There are two required arguments in addition to the name and enabled.

The type determines the alert type. This can be either “text” or “ratio.” Text alerts simply provide a message when a system parameter exceeds a certain threshold. For example, Coralogix provides dynamic alerts, which update the threshold using machine learning.

Ratio alerts are slightly more complex. They let you calculate a ratio between two log queries, something that can be useful in areas ranging from system health to marketing.
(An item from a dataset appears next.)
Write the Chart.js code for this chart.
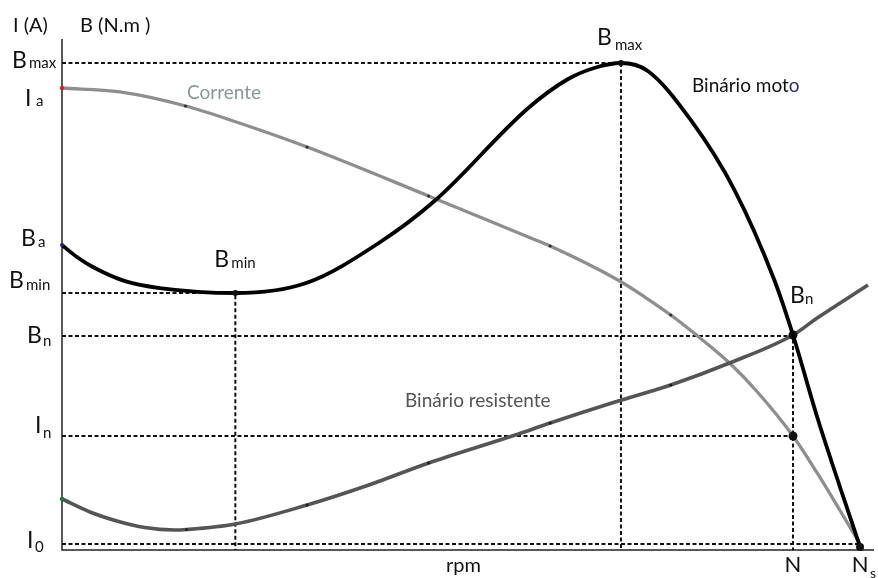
<!DOCTYPE html>
<html><head><meta charset="utf-8">
<script src="https://cdn.jsdelivr.net/npm/chart.js@4.4.1/dist/chart.umd.min.js"></script>
<style>html,body{margin:0;padding:0;background:#fff;overflow:hidden}canvas{display:block}</style>
</head><body><canvas id="c" width="878" height="578"></canvas>
<script>
// ---- data (x: % of synchronous speed, y: relative units) ----
const rpmMotor    = [0, 1.87, 3.87, 7.99, 12.23, 21.72, 30.59, 39.70, 46.82, 58.43, 63.42, 66.79, 70.04, 73.41, 78.78, 84.27, 89.26, 91.6, 94.63, 100];
const torqueMotor = [59.69, 57.34, 55.38, 52.56, 51.27, 50.29, 52.25, 60.08, 68.49, 86.50, 92.17, 94.38, 95.30, 93.74, 84.15, 70.45, 52.84, 42.07, 26.03, 0.6];

const rpmCurrent  = [0, 7.24, 15.48, 22.22, 30.71, 45.94, 58.43, 61.17, 69.66, 73.03, 76.28, 79.65, 83.65, 87.14, 91.6, 94.63, 97.38, 100];
const current     = [90.41, 89.63, 86.89, 83.56, 78.86, 69.28, 61.25, 59.49, 52.84, 49.51, 45.99, 41.88, 36.59, 30.92, 22.31, 15.07, 8.02, 1.17];

const rpmLoad     = [0, 3.50, 6.87, 10.36, 14.11, 15.61, 21.72, 30.71, 38.45, 45.94, 56.80, 61.17, 69.29, 76.28, 83.65, 91.6, 94.63, 101.0];
const torqueLoad  = [9.98, 7.44, 5.68, 4.40, 3.91, 4.01, 5.09, 8.81, 12.72, 17.03, 22.50, 24.85, 28.96, 32.29, 36.59, 42.07, 45.40, 51.86];

// key levels
const yLevelMain   = ['B', 'I', 'B', 'B', 'B', 'I', 'I'];
const yLevelSub    = ['max', 'a', 'a', 'min', 'n', 'n', '0'];
const yLevelValues = [95.3, 90.4, 59.7, 50.29, 41.9, 22.31, 1.17];

const xLevelMain   = ['rpm', 'N', 'N'];
const xLevelSub    = ['', '', 's'];
const xLevelValues = [50.3, 91.6, 100];

const rpmBmin = 21.72, rpmBmax = 70.04, rpmN = 91.6, rpmNs = 100;
const Bmax = 95.3, Bmin = 50.29, Bn = 41.9, In = 22.31, I0 = 1.17;

// ---- build chart ----
const pts = (xs, ys) => xs.map((x, i) => ({x, y: ys[i]}));
function radii(n, map) { return Array.from({length: n}, (_, i) => map[i] || 0); }
function cols(n, map, d) { return Array.from({length: n}, (_, i) => map[i] || d); }

const guideStyle = {borderColor: '#111', borderWidth: 2, borderDash: [4, 2.5], pointRadius: 0, fill: false, tension: 0, order: 10, clip: false};
const guides = [
  [{x: 0, y: Bmax}, {x: rpmBmax, y: Bmax}, {x: rpmBmax, y: 0}],
  [{x: 0, y: Bmin}, {x: rpmBmin, y: Bmin}, {x: rpmBmin, y: 0}],
  [{x: 0, y: Bn}, {x: rpmN, y: Bn}, {x: rpmN, y: 0}],
  [{x: 0, y: In}, {x: rpmN, y: In}],
  [{x: 0, y: I0}, {x: rpmNs, y: I0}]
].map(d => Object.assign({data: d}, guideStyle));

const cDot = '#333';
const datasets = guides.concat([
  {data: pts(rpmCurrent, current), borderColor: '#8e8e8e', borderWidth: 3.3, cubicInterpolationMode: 'monotone',
   pointRadius: radii(rpmCurrent.length, {0: 2.2, 2: 1.6, 4: 1.6, 5: 1.6, 7: 1.6, 10: 1.6, 14: 4.5}),
   pointBackgroundColor: cols(rpmCurrent.length, {0: '#d21', 14: '#111'}, cDot), pointBorderWidth: 0, order: 3, clip: false},
  {data: pts(rpmLoad, torqueLoad), borderColor: '#555', borderWidth: 3.6, cubicInterpolationMode: 'monotone',
   pointRadius: radii(rpmLoad.length, {0: 2.2, 5: 1.6, 7: 1.6, 9: 1.6, 11: 1.6, 13: 1.6, 15: 4.5}),
   pointBackgroundColor: cols(rpmLoad.length, {0: '#1a7a3a', 15: '#111'}, '#222'), pointBorderWidth: 0, order: 2, clip: false},
  {data: pts(rpmMotor, torqueMotor), borderColor: '#000', borderWidth: 3.8, cubicInterpolationMode: 'monotone',
   pointRadius: radii(rpmMotor.length, {0: 2, 5: 3, 12: 3, 19: 4}),
   pointBackgroundColor: cols(rpmMotor.length, {0: '#22228a'}, '#111'), pointBorderWidth: 0, order: 1, clip: false}
]);

// layout offsets for the level labels (px: main x, sub x, main dy, sub dy)
const yLabelLayout = [
  [12, 29, 5, 5], [25, 36, 18, 18], [21, 38, 1, 2], [9, 26, -5, -3],
  [27, 43, 7, 10], [35, 43, -3, 2], [27, 35, 4, 8]
];
const FONT = 'Lato, "Open Sans", sans-serif';

const textPlugin = {
  id: 'texts',
  beforeDatasetsDraw(chart) {
    const {ctx, chartArea: a} = chart;
    ctx.save();
    ctx.strokeStyle = '#222'; ctx.lineWidth = 1.5;
    ctx.beginPath();
    ctx.moveTo(a.left, a.top); ctx.lineTo(a.left, a.bottom); ctx.lineTo(a.right, a.bottom);
    ctx.stroke();
    ctx.restore();
  },
  afterDraw(chart) {
    const {ctx, scales: {x, y}} = chart;
    ctx.save();
    ctx.textBaseline = 'alphabetic'; ctx.textAlign = 'left';
    ctx.fillStyle = '#111';
    // axis titles
    ctx.font = '20px ' + FONT;
    ctx.fillText('I (A)', 13, 32);
    ctx.fillText('B (N.m )', 80, 32);
    // y level labels
    yLevelMain.forEach((m, i) => {
      const py = y.getPixelForValue(yLevelValues[i]);
      const L = yLabelLayout[i];
      ctx.font = '23px ' + FONT; ctx.fillText(m, L[0], py + L[2]);
      ctx.font = '15px ' + FONT; ctx.fillText(yLevelSub[i], L[1], py + L[3]);
    });
    // x level labels
    xLevelMain.forEach((m, i) => {
      const px = x.getPixelForValue(xLevelValues[i]);
      ctx.font = (i === 0 ? '20px ' : '22px ') + FONT;
      ctx.textAlign = 'center';
      ctx.fillText(m, px, 572);
      if (xLevelSub[i]) { ctx.textAlign = 'left'; ctx.font = '14px ' + FONT; ctx.fillText(xLevelSub[i], px + 10, 578); }
    });
    ctx.textAlign = 'left';
    // point labels
    const pB = (vx, vy) => [x.getPixelForValue(vx), y.getPixelForValue(vy)];
    let [bx, by] = pB(rpmBmin, Bmin);
    ctx.font = '23px ' + FONT; ctx.fillText('B', bx - 21, by - 26);
    ctx.font = '15px ' + FONT; ctx.fillText('min', bx - 4, by - 25);
    [bx, by] = pB(rpmBmax, Bmax);
    ctx.font = '23px ' + FONT; ctx.fillText('B', bx - 24, by - 18);
    ctx.font = '15px ' + FONT; ctx.fillText('max', bx - 6, by - 13);
    [bx, by] = pB(rpmN, Bn);
    ctx.font = '23px ' + FONT; ctx.fillText('B', bx - 3, by - 33);
    ctx.font = '15px ' + FONT; ctx.fillText('n', bx + 12, by - 32);
    // curve names
    ctx.font = '19px ' + FONT; ctx.fillStyle = '#8a9898';
    ctx.fillText('Corrente', 187, 99);
    ctx.fillStyle = '#555';
    ctx.fillText('Binário resistente', 405, 407);
    ctx.font = '19px ' + FONT; ctx.fillStyle = '#111';
    ctx.fillText('Binário mot', 692, 92);
    const w = ctx.measureText('Binário mot').width;
    ctx.fillStyle = '#2a2a7a'; ctx.fillText('o', 692 + w, 92);
    ctx.restore();
  }
};

new Chart(document.getElementById('c'), {
  type: 'line',
  data: {datasets},
  options: {
    responsive: false, animation: false, events: [],
    layout: {padding: {left: 62, right: 1, top: 39, bottom: 28}},
    plugins: {legend: {display: false}, tooltip: {enabled: false}},
    scales: {
      x: {type: 'linear', min: 0, max: 101.75, display: false},
      y: {type: 'linear', min: 0, max: 100, display: false}
    }
  },
  plugins: [textPlugin]
});
</script>
</body></html>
Severity specifies the alert’s urgency. It can take three values, which include the following –  “Info” means the alert simply provides information and the user is under no pressure to act on it. “Warning” is for when the alert provides a warning such as disk space is about to be used up. “Critical” would be for alerts that require immediate action, such as a system outage.

There are four block arguments; arguments whose values require Terraform Configuration Language blocks.

The filter defines what input the alert needs to respond to. This could be particular logs or application behavior. The block contains four optional fields. Text specifies the string query to be alerted on. 

Users can decide what applications and subsystems the alert should respond to with the applications and subsystems fields. The severities field enables users to list the log severity levels they want to be alerted on.

Condition is where users can define the threshold that triggers the alert. It has three required fields; condition_type works like a relational operator in Java or Python and threshold specifies the number of log occurrences that should trigger the alert. Timeframe determines how long after the event the alert can be triggered.

Schedule determines when the alert should be triggered while notifications control who gets notified about the alert. 

Wrapping Up

In this tutorial, we’ve seen how Coralogix can be used in tandem with the popular IaC tool Terraform.  Coralogix can be integrated with Terraform through the Terraform Coralogix provider and Terraform provides plenty of enabling features to use key aspects of Coralogix, like rules and alerts.

The power of Infrastructure as Code is that it allows you to configure DevOps infrastructure with the same ease that you write code. Being able to apply that to observability is a very powerful tool.